Ultimately, I think this aspect of the career experience in both basketball games is one of the most important things to address. Enjoyable gameplay is paramount (as it is in all modes), and depth keeps us hooked with all the requisite bells and whistles, but the issue of starting over from scratch, and knowing we’ll have to do it again next year, is a conceptual problem that needs to be resolved. Staleness in the story-driven approach is also something to keep in mind, since as I said, it’s no longer as revolutionary and innovative as it was when we saw it in NBA 2K14. The connected online experiences add a new dimension these days, but they’re affected by these issues as well.
My suggestions for keeping career modes fresh and minimising the likelihood that gamers become burned out on them are as follows. Introduce multiple stories and starting points, for greater variety and replay value. Allow gamers to play through the mode without a story entirely, while still keeping the RPG elements and online modes of play. Avoid tedious grinding and introduce returning gamer/loyalty bonuses that can provide a one-time boost to your player when the new game detects a save file from last year. If the games have a fairer progression system, and/or progress carries over to the next year, then it should greatly reduce feelings of frustration and burnout.
It’s probably going to be a moot point for me this year. I will spend some time with The One and MyCAREER of course, if only to offer an appraisal of them for the sake of detailed reviews and impressions on our podcast. I’d like to see how well they fare so that I can offer up some constructive feedback on them. I don’t see myself being as invested as I have been in recent years, though. Instead, I’ll opt for the team building and franchise modes. I need to take a break from career modes – initially, at least – because I just don’t find them as fun or appealing as I did a few years ago. When there are other modes on offer, it makes no sense to stick to one I’m tired of.

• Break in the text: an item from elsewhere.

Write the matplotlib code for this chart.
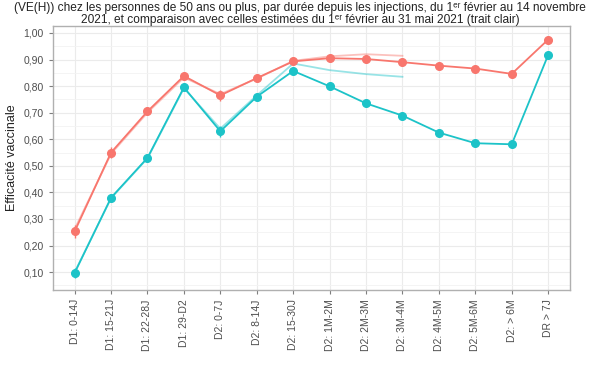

At the end of the day, that’s what it comes down to. Gripes aside, I feel it’s time for a change. When I look back, it’s probably one of the reasons I drifted from franchise modes to career modes in the first place. They were new and fresh, a change of pace to what I’d been playing for several years at that point. It feels like a good year to take a break from a mode that demands a big investment of time, and spend more of those hours in one that I’ve been yearning to return to. I can see myself going back to career modes at some point, and maybe even dabbling a little with them this year, but I must acknowledge my burnout, and remedy the situation by finding enjoyment elsewhere.